Camera sensors are the crucial part of a digital camera. It is also a vastly misunderstood part of the camera. When you go to buy a camera from a store, the ads and salesmen often talk about megapixels and zoom. But it’s the image sensor that determines the quality of each pixel. For the next few minutes, I’ll go into the specifics of how camera sensors work, and why they are so important.
Digital pictures are made up of pixels. Each pixel is made up of a color defined by three primary colors, red, green, and blue. When these three colors combine, they make up all the colors we see in digital images. This is called the RGB color mode.
Camera’s image sensors take light, and convert it into this RGB color spectrum as a digital image.
A sensor is simply a grid of cavities that light can enter, and be measured. When your camera takes a picture, it removes a cover (shutter) from in front of the image sensor letting light (the white balls) enter and collect inside the cavities. Then the shutter closes. Each cavity’s content’s are measured and then recorded to a file as a pixel.
The result in this circumstance will be a black and white image. This is because there is no way to distinguish between colors. It is only recording light intensity. So, in order to create a color image we need to be able to distinguish between different light colors.

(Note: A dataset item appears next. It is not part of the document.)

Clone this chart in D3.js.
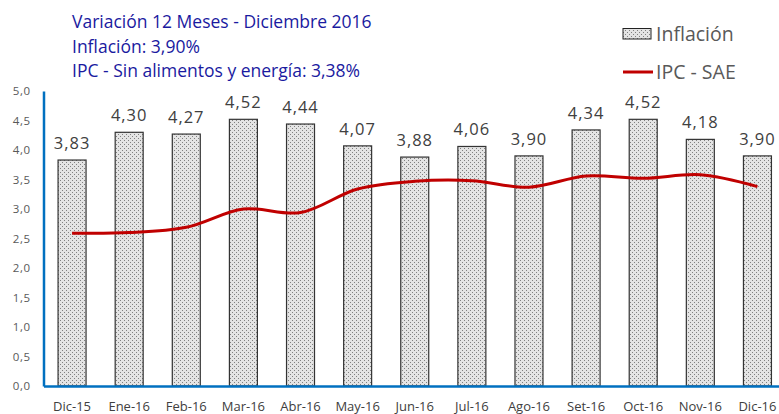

In the video below, each cavity has a filter above it. These filters take the white light coming into the camera and filters out the red green and blue. Notice that there are two cavities filtering out all colors except green for every one filtering out all red and blue. This is because our eyes are more sensitive to green light then to blue or red light, so the camera sensor simulates our eyes sensitivity to green by adding extra green cavities.
Now, there is still an issue because in the example, each pixel is made up of red, green, or blue, not a combination of the three. So instead of generating a pixel from each cavity, we need to generate a pixel from a grid of four cavities. This process is called Bayer Demosacing – each pixel being made up of mini 2×2 grids of red, green and blue cavities. This allows us to generate proper colors for each pixel, but we also cut the image size (megapixels) in half. To solve this, the camera shares some of the cavities between pixels. So now, the camera creates nine pixels from where there was originally only four.
This is essentially how cameras convert the light you see in the viewfinder into a digital image. So what makes this so important? Why does it make such a difference within a camera? Well, the first thing we need to realize is that we’ve been talking about how camera sensors are designed to work, not how they actually work. Electronics are never perfect, and noise (small malfunctions in the signal) infiltrate the image. You may see the result of noise in pictures especially of dark environments.
This is because somewhere within the circuit from cavity to image, it mistakenly added red, blue, green or any combination of the three to the image. This happens more when you have low quality electronics and wiring. Cheap cameras will have a tendency to have more noise in images. It also happens more when you have a smaller image sensor. This is because larger sensors typically have larger light capacity than smaller sensors do. The more light you have, the stronger the signal will be, the less noise will affect the image. In other words, the higher the numbers are, the less a change of one or two will affect the final number. This is a huge advantage of SLR’s over your regular point and shoot cameras because SLR’s have significantly larger sensors than you typical point and shoot. Larger sensors also affect other things about the image like depth of field and focal length, but I’ll talk about those in another post.
The point is, you can have a very noisy 12 megapixel camera for $250 or you could have a 9 megapixel SLR for $500 and be much happier with the image results even though the image will be a little smaller. It all has to do with the image sensor, and making sure that you get the most quality for every pixel, rather than just having more pixels.